### DATA:
━━━━━━
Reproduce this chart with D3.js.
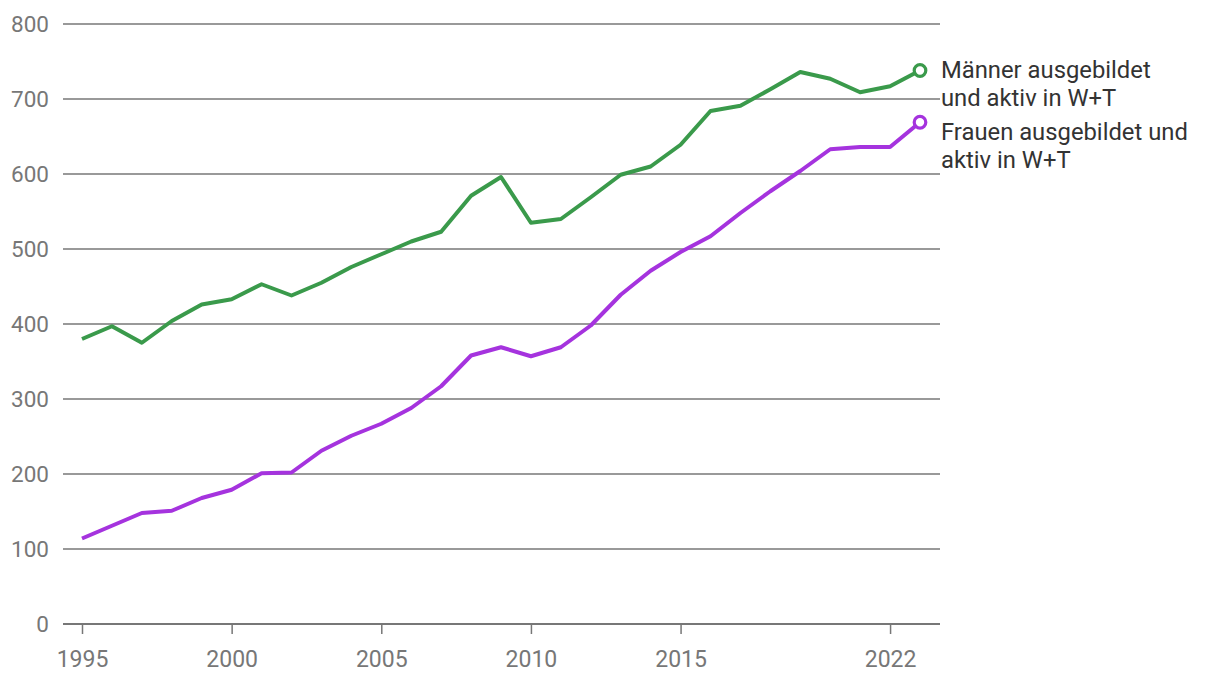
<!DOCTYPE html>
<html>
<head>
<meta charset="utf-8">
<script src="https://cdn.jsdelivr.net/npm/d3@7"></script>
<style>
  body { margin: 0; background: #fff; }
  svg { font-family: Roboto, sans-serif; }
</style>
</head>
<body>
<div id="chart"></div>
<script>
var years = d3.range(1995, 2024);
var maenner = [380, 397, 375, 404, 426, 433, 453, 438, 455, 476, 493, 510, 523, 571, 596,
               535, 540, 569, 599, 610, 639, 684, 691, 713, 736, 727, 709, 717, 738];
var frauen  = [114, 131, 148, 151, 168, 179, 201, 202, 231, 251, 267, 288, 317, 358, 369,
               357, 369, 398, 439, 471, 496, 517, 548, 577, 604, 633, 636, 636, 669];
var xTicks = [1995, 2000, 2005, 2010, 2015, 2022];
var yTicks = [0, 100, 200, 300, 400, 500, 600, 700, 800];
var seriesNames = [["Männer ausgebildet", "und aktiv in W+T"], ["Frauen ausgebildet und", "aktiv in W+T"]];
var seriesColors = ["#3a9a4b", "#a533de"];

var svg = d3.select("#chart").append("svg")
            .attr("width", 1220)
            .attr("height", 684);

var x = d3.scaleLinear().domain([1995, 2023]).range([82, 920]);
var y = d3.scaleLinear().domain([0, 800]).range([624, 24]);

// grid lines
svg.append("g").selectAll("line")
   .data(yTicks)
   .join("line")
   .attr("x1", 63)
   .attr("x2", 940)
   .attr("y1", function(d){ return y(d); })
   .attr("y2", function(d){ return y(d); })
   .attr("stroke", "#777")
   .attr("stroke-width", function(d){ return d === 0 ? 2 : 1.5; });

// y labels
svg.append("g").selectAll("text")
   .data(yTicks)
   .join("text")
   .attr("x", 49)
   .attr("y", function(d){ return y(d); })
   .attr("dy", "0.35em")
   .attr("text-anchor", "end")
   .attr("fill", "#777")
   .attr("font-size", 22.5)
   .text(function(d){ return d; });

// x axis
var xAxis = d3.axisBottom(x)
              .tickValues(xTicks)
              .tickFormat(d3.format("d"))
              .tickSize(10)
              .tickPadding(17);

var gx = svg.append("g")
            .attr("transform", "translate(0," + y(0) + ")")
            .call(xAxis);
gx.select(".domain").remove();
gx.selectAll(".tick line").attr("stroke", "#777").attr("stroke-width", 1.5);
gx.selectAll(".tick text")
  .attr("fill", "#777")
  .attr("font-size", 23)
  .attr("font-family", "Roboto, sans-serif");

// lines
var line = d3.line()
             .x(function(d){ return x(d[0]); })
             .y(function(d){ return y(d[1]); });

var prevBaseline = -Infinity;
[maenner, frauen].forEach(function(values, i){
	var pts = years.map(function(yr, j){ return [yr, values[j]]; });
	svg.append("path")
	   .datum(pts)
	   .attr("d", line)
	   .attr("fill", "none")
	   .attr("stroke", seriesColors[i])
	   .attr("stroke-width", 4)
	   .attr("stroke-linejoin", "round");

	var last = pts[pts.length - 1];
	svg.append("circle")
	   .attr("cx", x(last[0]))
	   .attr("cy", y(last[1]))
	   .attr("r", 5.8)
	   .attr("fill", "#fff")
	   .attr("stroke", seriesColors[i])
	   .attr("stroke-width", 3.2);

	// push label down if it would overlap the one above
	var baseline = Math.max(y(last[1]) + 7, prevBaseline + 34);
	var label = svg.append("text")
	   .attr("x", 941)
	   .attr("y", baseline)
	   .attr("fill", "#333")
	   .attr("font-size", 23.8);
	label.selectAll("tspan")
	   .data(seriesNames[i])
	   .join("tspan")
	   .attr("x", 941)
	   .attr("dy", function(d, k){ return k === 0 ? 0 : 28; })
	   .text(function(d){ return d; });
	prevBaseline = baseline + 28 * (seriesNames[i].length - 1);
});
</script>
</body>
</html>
━━━━━━
### PROBLEM TO SOLVE:
Give the data again exactly as written, with all pictures left out.

### WRITTEN RESPONSE:
Reproduce this chart with D3.js.
<!DOCTYPE html>
<html>
<head>
<meta charset="utf-8">
<script src="https://cdn.jsdelivr.net/npm/d3@7"></script>
<style>
  body { margin: 0; background: #fff; }
  svg { font-family: Roboto, sans-serif; }
</style>
</head>
<body>
<div id="chart"></div>
<script>
var years = d3.range(1995, 2024);
var maenner = [380, 397, 375, 404, 426, 433, 453, 438, 455, 476, 493, 510, 523, 571, 596,
               535, 540, 569, 599, 610, 639, 684, 691, 713, 736, 727, 709, 717, 738];
var frauen  = [114, 131, 148, 151, 168, 179, 201, 202, 231, 251, 267, 288, 317, 358, 369,
               357, 369, 398, 439, 471, 496, 517, 548, 577, 604, 633, 636, 636, 669];
var xTicks = [1995, 2000, 2005, 2010, 2015, 2022];
var yTicks = [0, 100, 200, 300, 400, 500, 600, 700, 800];
var seriesNames = [["Männer ausgebildet", "und aktiv in W+T"], ["Frauen ausgebildet und", "aktiv in W+T"]];
var seriesColors = ["#3a9a4b", "#a533de"];

var svg = d3.select("#chart").append("svg")
            .attr("width", 1220)
            .attr("height", 684);

var x = d3.scaleLinear().domain([1995, 2023]).range([82, 920]);
var y = d3.scaleLinear().domain([0, 800]).range([624, 24]);

// grid lines
svg.append("g").selectAll("line")
   .data(yTicks)
   .join("line")
   .attr("x1", 63)
   .attr("x2", 940)
   .attr("y1", function(d){ return y(d); })
   .attr("y2", function(d){ return y(d); })
   .attr("stroke", "#777")
   .attr("stroke-width", function(d){ return d === 0 ? 2 : 1.5; });

// y labels
svg.append("g").selectAll("text")
   .data(yTicks)
   .join("text")
   .attr("x", 49)
   .attr("y", function(d){ return y(d); })
   .attr("dy", "0.35em")
   .attr("text-anchor", "end")
   .attr("fill", "#777")
   .attr("font-size", 22.5)
   .text(function(d){ return d; });

// x axis
var xAxis = d3.axisBottom(x)
              .tickValues(xTicks)
              .tickFormat(d3.format("d"))
              .tickSize(10)
              .tickPadding(17);

var gx = svg.append("g")
            .attr("transform", "translate(0," + y(0) + ")")
            .call(xAxis);
gx.select(".domain").remove();
gx.selectAll(".tick line").attr("stroke", "#777").attr("stroke-width", 1.5);
gx.selectAll(".tick text")
  .attr("fill", "#777")
  .attr("font-size", 23)
  .attr("font-family", "Roboto, sans-serif");

// lines
var line = d3.line()
             .x(function(d){ return x(d[0]); })
             .y(function(d){ return y(d[1]); });

var prevBaseline = -Infinity;
[maenner, frauen].forEach(function(values, i){
	var pts = years.map(function(yr, j){ return [yr, values[j]]; });
	svg.append("path")
	   .datum(pts)
	   .attr("d", line)
	   .attr("fill", "none")
	   .attr("stroke", seriesColors[i])
	   .attr("stroke-width", 4)
	   .attr("stroke-linejoin", "round");

	var last = pts[pts.length - 1];
	svg.append("circle")
	   .attr("cx", x(last[0]))
	   .attr("cy", y(last[1]))
	   .attr("r", 5.8)
	   .attr("fill", "#fff")
	   .attr("stroke", seriesColors[i])
	   .attr("stroke-width", 3.2);

	// push label down if it would overlap the one above
	var baseline = Math.max(y(last[1]) + 7, prevBaseline + 34);
	var label = svg.append("text")
	   .attr("x", 941)
	   .attr("y", baseline)
	   .attr("fill", "#333")
	   .attr("font-size", 23.8);
	label.selectAll("tspan")
	   .data(seriesNames[i])
	   .join("tspan")
	   .attr("x", 941)
	   .attr("dy", function(d, k){ return k === 0 ? 0 : 28; })
	   .text(function(d){ return d; });
	prevBaseline = baseline + 28 * (seriesNames[i].length - 1);
});
</script>
</body>
</html>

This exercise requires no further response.